Heat under your feet identifies water flow

Groundwater flow from aquifers to rivers, lakes and the ocean affects the productivity and diversity of aquatic ecosystems – but accurately measuring water movement below the soil is difficult for aquatic scientists and water resources engineers.

Flinders University is part of an international team that has figured a better way to answer such questions as how much water can be sustainably pumped from an aquifer without depleting groundwater resources.

When groundwater flows, it causes variations to groundwater temperatures that can be measured to quantify water flows. Despite the widespread utility of thermal groundwater tracing methods, their uptake has been limited due to poor understanding of how to apply the different methodologies. Instead, groundwater scientists usually employ geochemical methods that require expensive laboratory analyses to estimate groundwater flows.
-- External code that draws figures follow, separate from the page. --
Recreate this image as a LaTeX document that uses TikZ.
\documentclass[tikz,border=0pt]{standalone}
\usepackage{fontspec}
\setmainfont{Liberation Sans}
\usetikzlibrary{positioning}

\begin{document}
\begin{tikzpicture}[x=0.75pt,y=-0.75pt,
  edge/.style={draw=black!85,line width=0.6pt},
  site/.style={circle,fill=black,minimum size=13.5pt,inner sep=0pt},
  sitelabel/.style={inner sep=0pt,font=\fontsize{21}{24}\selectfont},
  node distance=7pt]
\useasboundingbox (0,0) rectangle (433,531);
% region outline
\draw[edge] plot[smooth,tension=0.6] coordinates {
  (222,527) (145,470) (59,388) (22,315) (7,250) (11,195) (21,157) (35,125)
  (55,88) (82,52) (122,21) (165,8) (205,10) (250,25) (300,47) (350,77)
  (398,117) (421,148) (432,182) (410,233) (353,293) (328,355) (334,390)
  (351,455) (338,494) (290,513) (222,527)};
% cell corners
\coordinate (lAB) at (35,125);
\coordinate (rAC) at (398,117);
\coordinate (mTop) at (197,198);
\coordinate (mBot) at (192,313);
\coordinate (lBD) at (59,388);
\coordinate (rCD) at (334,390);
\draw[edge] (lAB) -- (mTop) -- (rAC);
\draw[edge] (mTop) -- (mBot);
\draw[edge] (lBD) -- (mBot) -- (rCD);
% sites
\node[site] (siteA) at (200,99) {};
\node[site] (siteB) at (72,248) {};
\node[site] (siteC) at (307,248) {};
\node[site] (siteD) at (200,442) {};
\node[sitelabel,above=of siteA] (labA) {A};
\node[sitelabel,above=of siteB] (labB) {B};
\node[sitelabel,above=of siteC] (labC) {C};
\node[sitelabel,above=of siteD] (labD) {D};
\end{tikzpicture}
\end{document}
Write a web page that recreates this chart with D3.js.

Searching for a better solution, Barret Kurylyk (Dalhousie University, Canada), Dylan Irvine (Flinders University) and Victor Bense (Wageningen University) have reviewed theory, data collection, and data analysis methods for using temperature-depth profiles to trace vertical groundwater flows in their recent publication in WIRES Water (DOI 10.1002/wat2.1329).

They realised that in many cases, standard approaches for analysing temperature-depth profiles to trace groundwater flow are now invalid, because climate change has warmed the land surface and created an inversion in the geothermal gradient. As a result, temperature-depth profile curvature caused by surface warming can be falsely attributed to groundwater flow impacts.
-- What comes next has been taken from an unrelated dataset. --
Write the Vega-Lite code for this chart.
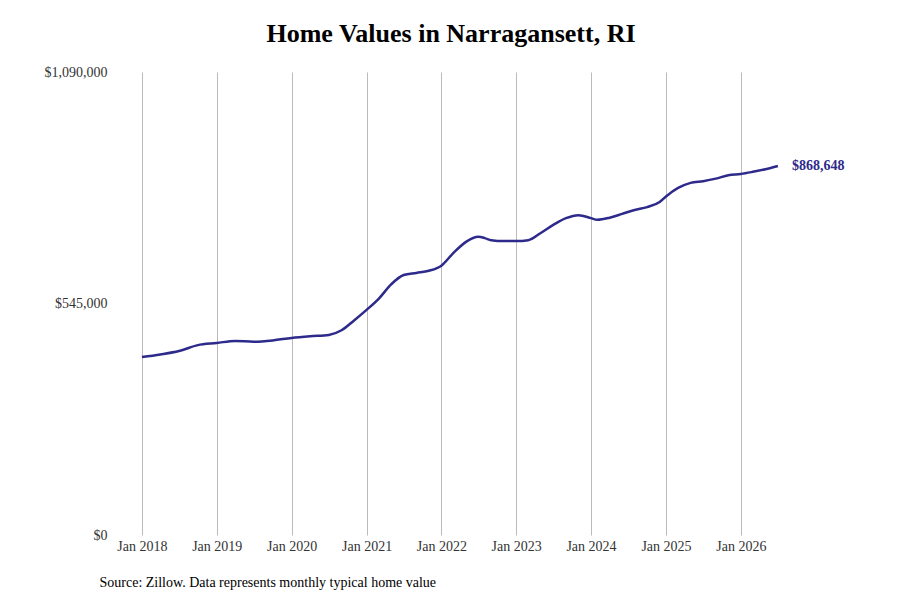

However, recently developed methods account for the combined thermal perturbations of groundwater flow and climate change, and these can be applied in boreholes that have been ‘thermally contaminated’ by climate change.

“A key take home message of this paper is that temperature-depth profiles can be easily measured and analysed, and that these analyses can yield vertical groundwater fluxes for a range of hydrologic environments and spatiotemporal scales,” says Dr Irvine.